((
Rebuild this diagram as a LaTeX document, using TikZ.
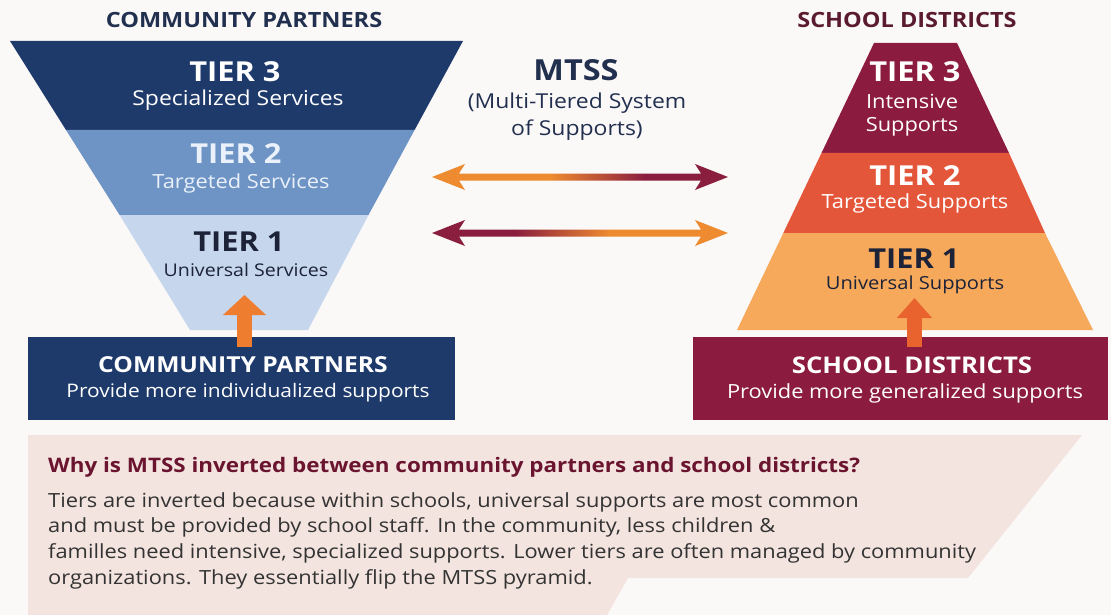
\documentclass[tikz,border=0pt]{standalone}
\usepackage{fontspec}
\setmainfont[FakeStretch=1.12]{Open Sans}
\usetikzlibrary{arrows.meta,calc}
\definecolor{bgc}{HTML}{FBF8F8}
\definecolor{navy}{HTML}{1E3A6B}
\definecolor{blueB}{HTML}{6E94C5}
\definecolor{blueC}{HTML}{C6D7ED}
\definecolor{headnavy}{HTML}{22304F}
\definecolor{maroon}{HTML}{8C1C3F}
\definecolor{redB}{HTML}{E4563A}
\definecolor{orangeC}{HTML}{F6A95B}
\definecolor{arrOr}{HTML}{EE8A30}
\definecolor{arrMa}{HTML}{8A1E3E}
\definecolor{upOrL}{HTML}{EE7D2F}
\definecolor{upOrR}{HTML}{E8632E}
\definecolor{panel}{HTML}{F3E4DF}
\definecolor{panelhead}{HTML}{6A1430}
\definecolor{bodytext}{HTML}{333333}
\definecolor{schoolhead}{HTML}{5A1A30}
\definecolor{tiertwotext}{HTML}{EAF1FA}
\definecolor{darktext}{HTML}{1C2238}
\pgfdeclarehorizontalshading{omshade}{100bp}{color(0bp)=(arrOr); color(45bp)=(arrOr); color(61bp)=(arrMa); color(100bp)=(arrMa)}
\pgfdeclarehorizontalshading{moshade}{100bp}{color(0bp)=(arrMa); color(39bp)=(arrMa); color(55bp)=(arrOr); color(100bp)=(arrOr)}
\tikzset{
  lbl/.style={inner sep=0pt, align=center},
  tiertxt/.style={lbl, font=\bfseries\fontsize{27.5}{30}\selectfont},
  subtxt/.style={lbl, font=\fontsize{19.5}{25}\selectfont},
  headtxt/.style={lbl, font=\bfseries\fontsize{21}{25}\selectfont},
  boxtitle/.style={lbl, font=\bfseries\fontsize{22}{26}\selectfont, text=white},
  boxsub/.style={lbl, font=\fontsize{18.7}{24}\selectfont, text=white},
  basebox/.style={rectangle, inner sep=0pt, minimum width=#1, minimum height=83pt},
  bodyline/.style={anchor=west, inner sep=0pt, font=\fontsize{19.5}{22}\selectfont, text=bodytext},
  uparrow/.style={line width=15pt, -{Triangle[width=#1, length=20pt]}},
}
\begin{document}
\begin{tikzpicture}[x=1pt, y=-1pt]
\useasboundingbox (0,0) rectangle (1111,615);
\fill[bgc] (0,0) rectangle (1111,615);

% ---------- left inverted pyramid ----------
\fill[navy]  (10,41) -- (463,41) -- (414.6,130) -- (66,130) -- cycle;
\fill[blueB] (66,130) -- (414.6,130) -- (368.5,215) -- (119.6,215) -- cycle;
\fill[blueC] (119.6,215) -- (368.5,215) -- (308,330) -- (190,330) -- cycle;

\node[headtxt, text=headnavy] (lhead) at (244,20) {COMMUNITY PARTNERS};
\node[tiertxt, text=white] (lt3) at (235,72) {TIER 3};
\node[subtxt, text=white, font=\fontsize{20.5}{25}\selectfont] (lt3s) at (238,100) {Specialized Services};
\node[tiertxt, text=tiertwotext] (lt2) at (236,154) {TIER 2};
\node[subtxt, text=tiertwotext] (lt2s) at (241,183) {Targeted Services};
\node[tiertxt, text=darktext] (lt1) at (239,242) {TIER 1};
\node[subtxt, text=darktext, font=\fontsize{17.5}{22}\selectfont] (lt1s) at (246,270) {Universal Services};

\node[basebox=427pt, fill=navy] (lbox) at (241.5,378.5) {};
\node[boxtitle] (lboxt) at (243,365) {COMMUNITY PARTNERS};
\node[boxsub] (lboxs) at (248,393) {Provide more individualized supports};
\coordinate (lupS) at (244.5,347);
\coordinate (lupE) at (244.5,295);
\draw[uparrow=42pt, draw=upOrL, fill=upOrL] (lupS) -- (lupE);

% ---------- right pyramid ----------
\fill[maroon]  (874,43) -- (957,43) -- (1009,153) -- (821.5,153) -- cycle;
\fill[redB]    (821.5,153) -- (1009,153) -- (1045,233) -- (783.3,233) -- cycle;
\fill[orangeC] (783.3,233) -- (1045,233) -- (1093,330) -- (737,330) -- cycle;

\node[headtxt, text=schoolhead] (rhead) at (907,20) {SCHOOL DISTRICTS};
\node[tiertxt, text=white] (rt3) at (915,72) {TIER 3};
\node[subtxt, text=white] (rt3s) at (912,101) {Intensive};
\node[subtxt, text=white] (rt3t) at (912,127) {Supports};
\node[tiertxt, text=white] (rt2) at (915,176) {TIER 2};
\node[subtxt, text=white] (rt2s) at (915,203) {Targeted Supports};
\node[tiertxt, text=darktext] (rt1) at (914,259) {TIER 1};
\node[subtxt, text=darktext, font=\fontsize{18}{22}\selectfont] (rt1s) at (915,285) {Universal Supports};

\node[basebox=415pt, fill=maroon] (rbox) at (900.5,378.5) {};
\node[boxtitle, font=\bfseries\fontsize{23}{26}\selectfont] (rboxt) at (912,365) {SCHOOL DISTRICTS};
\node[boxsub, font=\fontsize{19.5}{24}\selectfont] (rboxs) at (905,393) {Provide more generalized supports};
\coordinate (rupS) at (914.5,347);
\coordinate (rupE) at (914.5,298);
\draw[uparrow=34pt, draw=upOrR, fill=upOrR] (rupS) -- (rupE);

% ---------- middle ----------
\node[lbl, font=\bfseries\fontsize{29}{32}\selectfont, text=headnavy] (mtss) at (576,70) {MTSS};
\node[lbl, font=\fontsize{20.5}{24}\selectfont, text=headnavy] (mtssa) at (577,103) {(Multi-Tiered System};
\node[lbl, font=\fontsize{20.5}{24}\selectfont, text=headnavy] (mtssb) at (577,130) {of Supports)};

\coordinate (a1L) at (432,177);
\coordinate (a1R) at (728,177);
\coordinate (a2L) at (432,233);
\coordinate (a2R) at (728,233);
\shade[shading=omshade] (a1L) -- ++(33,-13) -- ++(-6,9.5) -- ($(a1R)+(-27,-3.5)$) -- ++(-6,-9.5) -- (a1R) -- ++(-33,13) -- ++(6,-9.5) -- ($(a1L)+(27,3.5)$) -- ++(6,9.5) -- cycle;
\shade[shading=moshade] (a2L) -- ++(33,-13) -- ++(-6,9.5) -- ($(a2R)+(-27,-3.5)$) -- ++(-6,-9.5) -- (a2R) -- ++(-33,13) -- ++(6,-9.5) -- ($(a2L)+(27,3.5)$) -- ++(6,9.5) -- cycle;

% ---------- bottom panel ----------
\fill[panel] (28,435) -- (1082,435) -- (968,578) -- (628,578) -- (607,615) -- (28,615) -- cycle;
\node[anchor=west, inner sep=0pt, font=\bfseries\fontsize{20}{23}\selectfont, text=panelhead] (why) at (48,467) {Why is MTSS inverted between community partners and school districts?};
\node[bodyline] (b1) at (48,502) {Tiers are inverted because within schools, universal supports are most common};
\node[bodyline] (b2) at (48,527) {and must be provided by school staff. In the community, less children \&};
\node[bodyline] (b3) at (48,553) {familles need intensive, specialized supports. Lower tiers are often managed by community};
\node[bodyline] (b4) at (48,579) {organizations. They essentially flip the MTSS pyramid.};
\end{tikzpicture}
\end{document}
))
((
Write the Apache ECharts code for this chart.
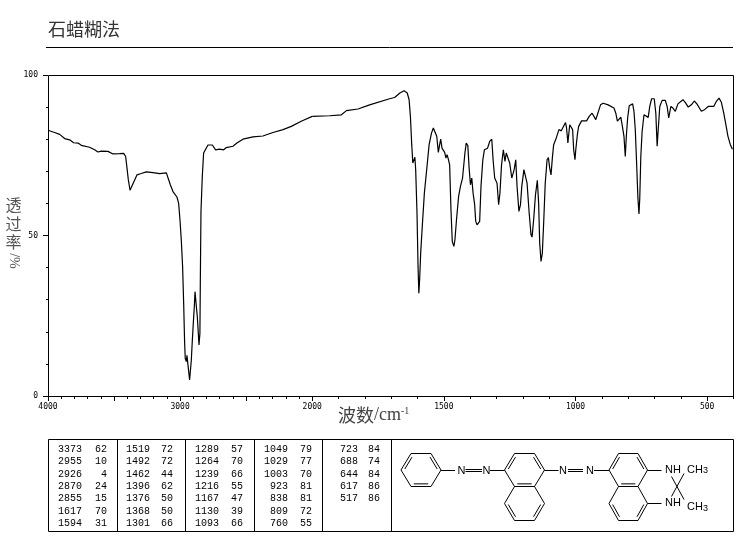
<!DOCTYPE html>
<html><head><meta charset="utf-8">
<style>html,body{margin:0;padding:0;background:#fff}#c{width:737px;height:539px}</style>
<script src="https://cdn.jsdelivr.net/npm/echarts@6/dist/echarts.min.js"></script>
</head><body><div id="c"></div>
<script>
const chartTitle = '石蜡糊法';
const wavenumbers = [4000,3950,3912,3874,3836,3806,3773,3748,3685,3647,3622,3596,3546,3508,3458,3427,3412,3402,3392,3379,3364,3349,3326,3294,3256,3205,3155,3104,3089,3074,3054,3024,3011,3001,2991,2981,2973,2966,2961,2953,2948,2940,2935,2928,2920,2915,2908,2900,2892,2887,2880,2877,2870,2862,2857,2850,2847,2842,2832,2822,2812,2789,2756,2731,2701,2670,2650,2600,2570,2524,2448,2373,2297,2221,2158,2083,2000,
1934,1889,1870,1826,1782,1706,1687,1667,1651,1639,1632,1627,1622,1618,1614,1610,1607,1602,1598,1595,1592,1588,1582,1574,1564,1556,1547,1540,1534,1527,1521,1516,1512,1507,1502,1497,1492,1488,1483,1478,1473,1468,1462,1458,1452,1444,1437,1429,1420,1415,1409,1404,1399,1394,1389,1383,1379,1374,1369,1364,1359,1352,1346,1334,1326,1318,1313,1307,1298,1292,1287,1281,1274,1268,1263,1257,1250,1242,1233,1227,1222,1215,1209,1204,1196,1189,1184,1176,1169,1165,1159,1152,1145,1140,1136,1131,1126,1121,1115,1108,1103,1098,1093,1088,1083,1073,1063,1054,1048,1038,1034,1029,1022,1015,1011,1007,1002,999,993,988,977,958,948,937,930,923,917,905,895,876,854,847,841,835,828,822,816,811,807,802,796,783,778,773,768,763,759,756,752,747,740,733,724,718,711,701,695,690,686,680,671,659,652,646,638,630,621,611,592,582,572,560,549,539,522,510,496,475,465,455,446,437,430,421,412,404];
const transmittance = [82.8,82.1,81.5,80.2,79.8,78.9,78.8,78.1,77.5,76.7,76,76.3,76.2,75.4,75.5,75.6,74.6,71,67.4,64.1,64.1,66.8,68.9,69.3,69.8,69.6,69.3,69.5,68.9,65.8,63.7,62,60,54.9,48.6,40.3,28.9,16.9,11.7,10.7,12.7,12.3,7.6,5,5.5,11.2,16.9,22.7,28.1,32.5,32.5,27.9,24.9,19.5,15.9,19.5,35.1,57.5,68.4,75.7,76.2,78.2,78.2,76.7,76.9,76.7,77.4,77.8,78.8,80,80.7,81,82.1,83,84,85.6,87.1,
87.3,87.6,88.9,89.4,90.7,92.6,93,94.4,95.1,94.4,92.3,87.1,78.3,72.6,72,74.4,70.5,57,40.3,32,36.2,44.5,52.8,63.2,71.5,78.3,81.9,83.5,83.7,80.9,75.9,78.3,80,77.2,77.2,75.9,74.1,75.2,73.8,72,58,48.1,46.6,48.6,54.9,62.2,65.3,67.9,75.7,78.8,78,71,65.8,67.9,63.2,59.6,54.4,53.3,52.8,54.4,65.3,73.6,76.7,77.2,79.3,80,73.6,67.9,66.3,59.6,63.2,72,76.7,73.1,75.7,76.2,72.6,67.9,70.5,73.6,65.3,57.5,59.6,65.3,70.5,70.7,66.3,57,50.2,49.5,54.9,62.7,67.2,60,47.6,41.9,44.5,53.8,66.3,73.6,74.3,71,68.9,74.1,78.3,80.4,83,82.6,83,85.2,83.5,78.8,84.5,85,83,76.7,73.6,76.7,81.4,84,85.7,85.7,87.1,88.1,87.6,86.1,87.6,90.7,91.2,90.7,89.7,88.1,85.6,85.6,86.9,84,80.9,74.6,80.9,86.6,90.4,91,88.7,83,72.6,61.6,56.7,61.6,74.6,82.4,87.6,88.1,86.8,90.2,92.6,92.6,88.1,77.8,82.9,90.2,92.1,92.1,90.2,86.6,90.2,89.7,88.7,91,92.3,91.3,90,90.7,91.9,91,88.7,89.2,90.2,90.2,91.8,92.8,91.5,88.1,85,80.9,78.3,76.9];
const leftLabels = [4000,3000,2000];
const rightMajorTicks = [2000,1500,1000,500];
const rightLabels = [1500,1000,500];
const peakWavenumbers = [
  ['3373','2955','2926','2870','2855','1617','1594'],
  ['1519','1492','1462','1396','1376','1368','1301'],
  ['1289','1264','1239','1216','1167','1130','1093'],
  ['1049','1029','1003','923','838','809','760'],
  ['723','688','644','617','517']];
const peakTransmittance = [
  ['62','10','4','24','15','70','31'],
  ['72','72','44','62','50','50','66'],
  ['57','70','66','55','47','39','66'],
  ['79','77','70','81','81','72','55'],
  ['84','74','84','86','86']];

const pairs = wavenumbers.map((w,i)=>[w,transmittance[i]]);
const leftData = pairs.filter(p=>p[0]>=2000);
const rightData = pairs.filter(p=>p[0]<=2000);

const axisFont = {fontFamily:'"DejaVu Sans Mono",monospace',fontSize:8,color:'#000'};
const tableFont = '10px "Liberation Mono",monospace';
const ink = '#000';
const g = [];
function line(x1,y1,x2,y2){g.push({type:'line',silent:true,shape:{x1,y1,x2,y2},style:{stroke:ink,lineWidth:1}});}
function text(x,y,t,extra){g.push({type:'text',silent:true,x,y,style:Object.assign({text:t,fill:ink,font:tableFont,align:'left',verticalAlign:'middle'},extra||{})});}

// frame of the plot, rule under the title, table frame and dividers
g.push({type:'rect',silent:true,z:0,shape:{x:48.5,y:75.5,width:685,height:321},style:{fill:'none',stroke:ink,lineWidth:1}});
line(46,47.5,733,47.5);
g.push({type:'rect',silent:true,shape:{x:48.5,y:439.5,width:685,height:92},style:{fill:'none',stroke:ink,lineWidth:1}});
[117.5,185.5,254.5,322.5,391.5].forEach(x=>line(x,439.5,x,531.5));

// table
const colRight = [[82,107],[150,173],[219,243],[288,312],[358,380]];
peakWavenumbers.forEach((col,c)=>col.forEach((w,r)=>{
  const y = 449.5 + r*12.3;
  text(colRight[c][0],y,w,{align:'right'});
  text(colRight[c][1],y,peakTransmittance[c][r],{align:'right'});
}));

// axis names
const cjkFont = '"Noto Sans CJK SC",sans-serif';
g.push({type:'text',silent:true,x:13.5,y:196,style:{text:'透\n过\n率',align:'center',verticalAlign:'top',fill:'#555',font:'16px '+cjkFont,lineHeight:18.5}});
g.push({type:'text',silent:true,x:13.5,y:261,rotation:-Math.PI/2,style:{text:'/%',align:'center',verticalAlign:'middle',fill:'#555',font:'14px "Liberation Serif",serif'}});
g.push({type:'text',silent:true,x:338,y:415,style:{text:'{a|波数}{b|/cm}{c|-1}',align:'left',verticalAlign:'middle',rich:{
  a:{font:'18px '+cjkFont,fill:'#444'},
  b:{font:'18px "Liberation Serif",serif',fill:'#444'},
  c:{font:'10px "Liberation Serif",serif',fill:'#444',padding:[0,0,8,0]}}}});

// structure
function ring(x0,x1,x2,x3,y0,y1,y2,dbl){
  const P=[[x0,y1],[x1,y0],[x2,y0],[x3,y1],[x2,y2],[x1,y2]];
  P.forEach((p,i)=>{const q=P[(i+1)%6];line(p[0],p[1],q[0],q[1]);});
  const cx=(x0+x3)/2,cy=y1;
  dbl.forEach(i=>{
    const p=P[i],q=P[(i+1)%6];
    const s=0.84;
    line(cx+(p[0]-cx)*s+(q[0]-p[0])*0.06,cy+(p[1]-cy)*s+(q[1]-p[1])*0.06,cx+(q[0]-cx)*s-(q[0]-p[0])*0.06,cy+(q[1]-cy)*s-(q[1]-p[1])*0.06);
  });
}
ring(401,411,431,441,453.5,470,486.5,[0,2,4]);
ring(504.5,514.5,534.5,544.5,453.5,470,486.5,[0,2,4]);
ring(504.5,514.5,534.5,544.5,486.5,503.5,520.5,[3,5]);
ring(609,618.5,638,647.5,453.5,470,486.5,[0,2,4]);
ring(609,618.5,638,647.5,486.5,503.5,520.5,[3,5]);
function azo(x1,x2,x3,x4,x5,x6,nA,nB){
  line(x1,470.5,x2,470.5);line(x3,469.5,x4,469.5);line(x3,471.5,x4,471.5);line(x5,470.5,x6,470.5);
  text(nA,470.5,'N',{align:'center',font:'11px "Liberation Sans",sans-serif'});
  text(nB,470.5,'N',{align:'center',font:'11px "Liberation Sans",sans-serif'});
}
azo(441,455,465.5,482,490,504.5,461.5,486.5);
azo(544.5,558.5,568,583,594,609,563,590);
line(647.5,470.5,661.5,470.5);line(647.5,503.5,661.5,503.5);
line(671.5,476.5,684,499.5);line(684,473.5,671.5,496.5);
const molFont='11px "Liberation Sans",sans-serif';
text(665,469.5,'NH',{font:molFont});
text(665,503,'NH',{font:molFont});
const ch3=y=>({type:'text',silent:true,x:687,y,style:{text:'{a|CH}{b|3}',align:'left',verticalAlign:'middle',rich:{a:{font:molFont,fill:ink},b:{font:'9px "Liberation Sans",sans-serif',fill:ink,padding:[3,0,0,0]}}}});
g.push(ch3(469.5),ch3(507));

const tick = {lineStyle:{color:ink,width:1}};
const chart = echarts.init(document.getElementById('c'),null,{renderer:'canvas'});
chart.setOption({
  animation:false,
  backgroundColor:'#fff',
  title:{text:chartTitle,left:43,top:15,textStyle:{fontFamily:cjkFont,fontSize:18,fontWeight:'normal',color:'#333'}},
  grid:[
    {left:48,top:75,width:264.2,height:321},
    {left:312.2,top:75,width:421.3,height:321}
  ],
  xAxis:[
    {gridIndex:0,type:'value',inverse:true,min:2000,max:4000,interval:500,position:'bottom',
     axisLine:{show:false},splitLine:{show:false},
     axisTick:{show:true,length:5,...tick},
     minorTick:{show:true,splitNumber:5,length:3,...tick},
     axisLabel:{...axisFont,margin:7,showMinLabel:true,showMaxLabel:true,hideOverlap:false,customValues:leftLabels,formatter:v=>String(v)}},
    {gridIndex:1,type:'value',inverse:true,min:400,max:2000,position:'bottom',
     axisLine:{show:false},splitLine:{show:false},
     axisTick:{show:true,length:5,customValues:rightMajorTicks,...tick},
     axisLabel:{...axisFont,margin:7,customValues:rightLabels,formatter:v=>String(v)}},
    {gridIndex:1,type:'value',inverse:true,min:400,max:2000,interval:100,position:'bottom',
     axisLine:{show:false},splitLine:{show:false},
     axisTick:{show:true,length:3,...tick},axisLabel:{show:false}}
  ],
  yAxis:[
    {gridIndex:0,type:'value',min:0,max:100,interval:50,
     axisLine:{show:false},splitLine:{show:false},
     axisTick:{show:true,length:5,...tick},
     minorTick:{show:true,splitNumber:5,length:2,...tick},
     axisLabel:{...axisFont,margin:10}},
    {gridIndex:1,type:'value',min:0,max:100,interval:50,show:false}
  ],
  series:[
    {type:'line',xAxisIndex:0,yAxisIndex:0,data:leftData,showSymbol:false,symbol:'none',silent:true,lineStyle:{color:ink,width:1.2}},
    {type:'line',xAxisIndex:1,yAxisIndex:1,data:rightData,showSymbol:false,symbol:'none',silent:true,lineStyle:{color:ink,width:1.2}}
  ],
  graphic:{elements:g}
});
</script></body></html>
))
§ **Exercise directions**
Select every line in the material above where the string "this" occurs, and copy it.

§ **Exercise answer**
Rebuild this diagram as a LaTeX document, using TikZ.
Write the Apache ECharts code for this chart.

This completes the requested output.